Slow Factory
20 de ene – 22 de abr, 2022
- Pasado
- Exposición
Slow Factory transforms Homeroom into a site of collective learning and co-creation at the intersection of climate justice, social equity, and regenerative design through their evolving presentation, The Revolution is a School. The presentation features video, printed ephemera, installation, and a workshop series, all of which invite interaction and collaboration from visitors.
Slow Factory is a community of artists and thinkers, described as “part school, part lab,” committed to envisioning a society that holds interdependence between people and nature as its highest value and liberation as a collective responsibility. By positing alternatives to the oppressive systems that dominate many aspects of today’s society, Slow Factory nurtures creative strategies to transform our lives through free and accessible education, developing regenerative design solutions, and centering the wisdom and perspectives of people from the global majority. A nonprofit cultural institution blurring the boundaries between science, art, and design, Slow Factory has collaborated with MIT Media Lab, Cooper Hewitt Smithsonian Design Museum, Central Saint Martins, and the Fashion Institute of Technology.
The Revolution is a School features Slow Factory’s participatory digital project, I Really Love This Song, which brings together videos from over 20 artists along with submissions from the public, each responding to prompts about identity, embodiment, social action, and artistry. Featured artists include musician Felukah, performance artist Mandy Harris Williams, and more. The project takes its name from a meme response to online activism popularized by Gen Z social media users. Slow Factory will continue to accept submissions from the public via their website through the course of this presentation, adding select submissions to the video installation.
Slow Factory’s digital presentation is complemented by two projects that explore materiality and sustainability. A series of posters which raise themes running throughout the Homeroom activation are on view, many of which are being exhibited for the first time. Three posters from the installation are also available for sale at Artbook @ MoMA PS1, with proceeds supporting Slow Factory as they fundraise for a school, slated to open in Brooklyn in late 2022. The space also hosts renewable scobie jars that grow leather from tea and coffee waste, an extension of Slow Factory’s vision of fostering a laboratory for simultaneous experimentation, creation, and learning.
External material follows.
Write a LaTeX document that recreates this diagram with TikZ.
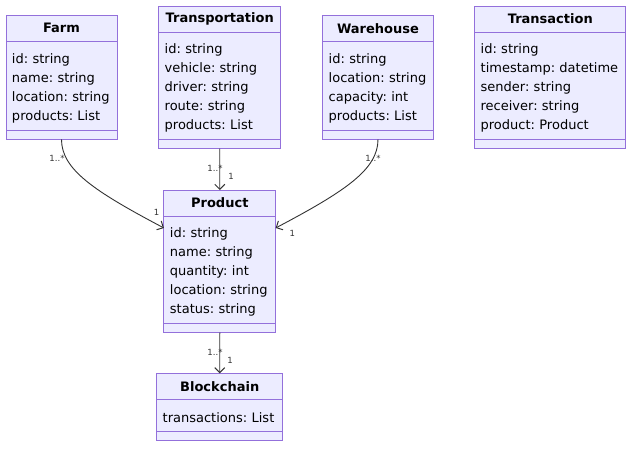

Finally, Slow Factory’s commitment to the classroom as a revolutionary space takes form in a series of workshops and conversations, both in-person at PS1 and online, hosted by artists and leaders in the fashion, food, and culture fields. Free and open to the public, the workshops will imagine new pathways into climate and social justice inviting back past Homeroom collaborators, such as Nuevayorkinos’ Djali Brown-Cepeda, along with new participants, including sidewalk seamstress Makayla Wray, embroiderer and researcher Mava, and landscape architect turned plant designer, Olivia Rose. The workshops build upon broader conversations fostered by Homeroom about the potential to situate revolution in collective learning, creation, and connection.
Earth Day Celebration
MoMA PS1 hosted an Earth Day Celebration, featuring music, art-making workshops, and opportunities to seed a new green space in our Courtyard. The day marked both the closing of Slow Factory’s The Revolution is a School in Homeroom, and the unveiling of jackie sumell & The Lower Eastside Girls Club: Growing Abolition, a new project unfolding around a greenhouse in the side courtyard of PS1 offering points of connection between environmental justice and prison abolition.